OBJECTIVE >> Among the entries below, copy only the span from the line containing "Recreate this image" through the line containing "lw=5.2, label=name, solid_capstyle='round')". Do so exactly, and skip the pictures.

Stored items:

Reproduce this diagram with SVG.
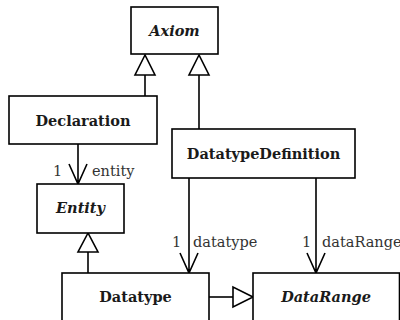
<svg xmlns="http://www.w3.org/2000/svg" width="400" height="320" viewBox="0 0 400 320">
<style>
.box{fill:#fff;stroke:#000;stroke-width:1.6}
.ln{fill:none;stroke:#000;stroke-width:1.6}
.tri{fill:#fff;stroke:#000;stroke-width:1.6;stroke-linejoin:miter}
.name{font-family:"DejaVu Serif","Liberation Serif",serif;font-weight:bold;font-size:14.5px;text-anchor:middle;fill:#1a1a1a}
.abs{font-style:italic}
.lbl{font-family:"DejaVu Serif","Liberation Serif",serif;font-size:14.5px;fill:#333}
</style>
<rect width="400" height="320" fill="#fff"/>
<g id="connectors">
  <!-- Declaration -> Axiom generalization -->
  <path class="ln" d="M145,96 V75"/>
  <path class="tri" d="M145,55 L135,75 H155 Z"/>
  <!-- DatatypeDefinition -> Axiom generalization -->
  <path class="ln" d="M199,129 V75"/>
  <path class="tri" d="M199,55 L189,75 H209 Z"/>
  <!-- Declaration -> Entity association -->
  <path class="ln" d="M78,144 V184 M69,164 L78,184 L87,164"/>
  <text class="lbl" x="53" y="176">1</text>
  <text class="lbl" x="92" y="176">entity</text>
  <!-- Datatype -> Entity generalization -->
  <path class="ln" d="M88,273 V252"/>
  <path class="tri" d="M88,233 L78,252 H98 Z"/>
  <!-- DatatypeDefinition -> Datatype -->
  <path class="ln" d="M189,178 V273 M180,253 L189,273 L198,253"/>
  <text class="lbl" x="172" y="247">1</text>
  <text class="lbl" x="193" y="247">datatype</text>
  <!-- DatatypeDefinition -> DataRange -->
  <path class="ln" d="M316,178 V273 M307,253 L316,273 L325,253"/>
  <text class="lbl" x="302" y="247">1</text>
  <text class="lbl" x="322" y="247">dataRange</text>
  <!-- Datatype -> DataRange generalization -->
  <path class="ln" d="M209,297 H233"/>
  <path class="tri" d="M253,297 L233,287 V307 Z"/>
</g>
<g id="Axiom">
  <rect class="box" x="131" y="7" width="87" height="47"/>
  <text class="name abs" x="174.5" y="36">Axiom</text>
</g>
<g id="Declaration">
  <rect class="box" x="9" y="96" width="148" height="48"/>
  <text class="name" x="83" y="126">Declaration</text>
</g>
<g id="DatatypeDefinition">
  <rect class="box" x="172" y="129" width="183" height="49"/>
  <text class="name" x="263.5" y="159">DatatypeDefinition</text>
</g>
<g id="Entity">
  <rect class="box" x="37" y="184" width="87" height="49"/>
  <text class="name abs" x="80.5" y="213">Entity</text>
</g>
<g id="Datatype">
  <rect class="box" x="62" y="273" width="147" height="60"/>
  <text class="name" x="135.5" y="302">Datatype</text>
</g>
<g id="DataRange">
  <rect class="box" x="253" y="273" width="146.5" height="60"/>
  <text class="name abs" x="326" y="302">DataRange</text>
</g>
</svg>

* * *

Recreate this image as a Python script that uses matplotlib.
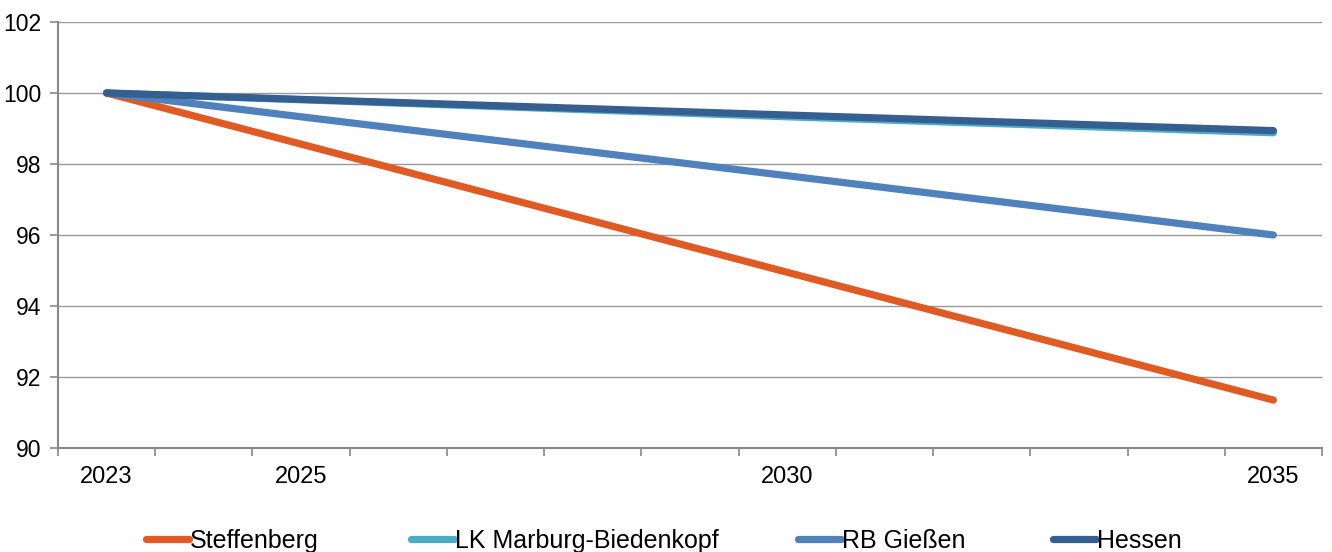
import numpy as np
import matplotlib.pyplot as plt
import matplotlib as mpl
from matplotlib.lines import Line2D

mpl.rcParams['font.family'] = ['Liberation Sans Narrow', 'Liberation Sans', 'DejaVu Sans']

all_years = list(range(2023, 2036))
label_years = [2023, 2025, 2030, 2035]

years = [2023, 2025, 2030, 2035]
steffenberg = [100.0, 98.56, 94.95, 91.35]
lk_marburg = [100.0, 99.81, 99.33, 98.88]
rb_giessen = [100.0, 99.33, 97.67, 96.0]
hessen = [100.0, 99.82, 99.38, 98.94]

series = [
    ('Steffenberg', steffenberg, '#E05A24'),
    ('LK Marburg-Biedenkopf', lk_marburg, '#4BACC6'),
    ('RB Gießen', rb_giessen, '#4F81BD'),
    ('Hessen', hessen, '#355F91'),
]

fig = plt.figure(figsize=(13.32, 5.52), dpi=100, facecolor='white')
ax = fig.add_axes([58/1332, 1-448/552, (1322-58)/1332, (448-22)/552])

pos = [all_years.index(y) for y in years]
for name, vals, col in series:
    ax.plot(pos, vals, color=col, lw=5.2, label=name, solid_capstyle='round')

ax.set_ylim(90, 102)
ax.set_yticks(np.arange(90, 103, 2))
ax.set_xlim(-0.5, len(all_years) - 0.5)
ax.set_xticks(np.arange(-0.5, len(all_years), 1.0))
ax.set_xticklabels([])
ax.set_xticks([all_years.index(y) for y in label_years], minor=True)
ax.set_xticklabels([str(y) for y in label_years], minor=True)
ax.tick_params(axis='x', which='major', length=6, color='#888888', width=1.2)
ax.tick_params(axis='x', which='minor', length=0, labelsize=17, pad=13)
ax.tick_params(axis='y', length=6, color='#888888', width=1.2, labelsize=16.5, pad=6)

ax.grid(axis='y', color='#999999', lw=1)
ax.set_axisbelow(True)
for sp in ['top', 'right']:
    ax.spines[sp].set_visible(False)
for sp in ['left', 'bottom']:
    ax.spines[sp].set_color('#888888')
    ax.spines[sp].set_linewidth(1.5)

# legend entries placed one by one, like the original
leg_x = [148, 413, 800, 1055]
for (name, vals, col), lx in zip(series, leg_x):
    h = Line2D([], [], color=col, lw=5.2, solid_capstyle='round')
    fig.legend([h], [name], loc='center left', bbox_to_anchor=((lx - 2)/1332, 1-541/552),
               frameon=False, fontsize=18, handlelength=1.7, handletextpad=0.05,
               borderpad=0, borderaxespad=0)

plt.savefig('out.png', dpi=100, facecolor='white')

EXERCISE SOLUTION >>
Recreate this image as a Python script that uses matplotlib.
import numpy as np
import matplotlib.pyplot as plt
import matplotlib as mpl
from matplotlib.lines import Line2D

mpl.rcParams['font.family'] = ['Liberation Sans Narrow', 'Liberation Sans', 'DejaVu Sans']

all_years = list(range(2023, 2036))
label_years = [2023, 2025, 2030, 2035]

years = [2023, 2025, 2030, 2035]
steffenberg = [100.0, 98.56, 94.95, 91.35]
lk_marburg = [100.0, 99.81, 99.33, 98.88]
rb_giessen = [100.0, 99.33, 97.67, 96.0]
hessen = [100.0, 99.82, 99.38, 98.94]

series = [
    ('Steffenberg', steffenberg, '#E05A24'),
    ('LK Marburg-Biedenkopf', lk_marburg, '#4BACC6'),
    ('RB Gießen', rb_giessen, '#4F81BD'),
    ('Hessen', hessen, '#355F91'),
]

fig = plt.figure(figsize=(13.32, 5.52), dpi=100, facecolor='white')
ax = fig.add_axes([58/1332, 1-448/552, (1322-58)/1332, (448-22)/552])

pos = [all_years.index(y) for y in years]
for name, vals, col in series:
    ax.plot(pos, vals, color=col, lw=5.2, label=name, solid_capstyle='round')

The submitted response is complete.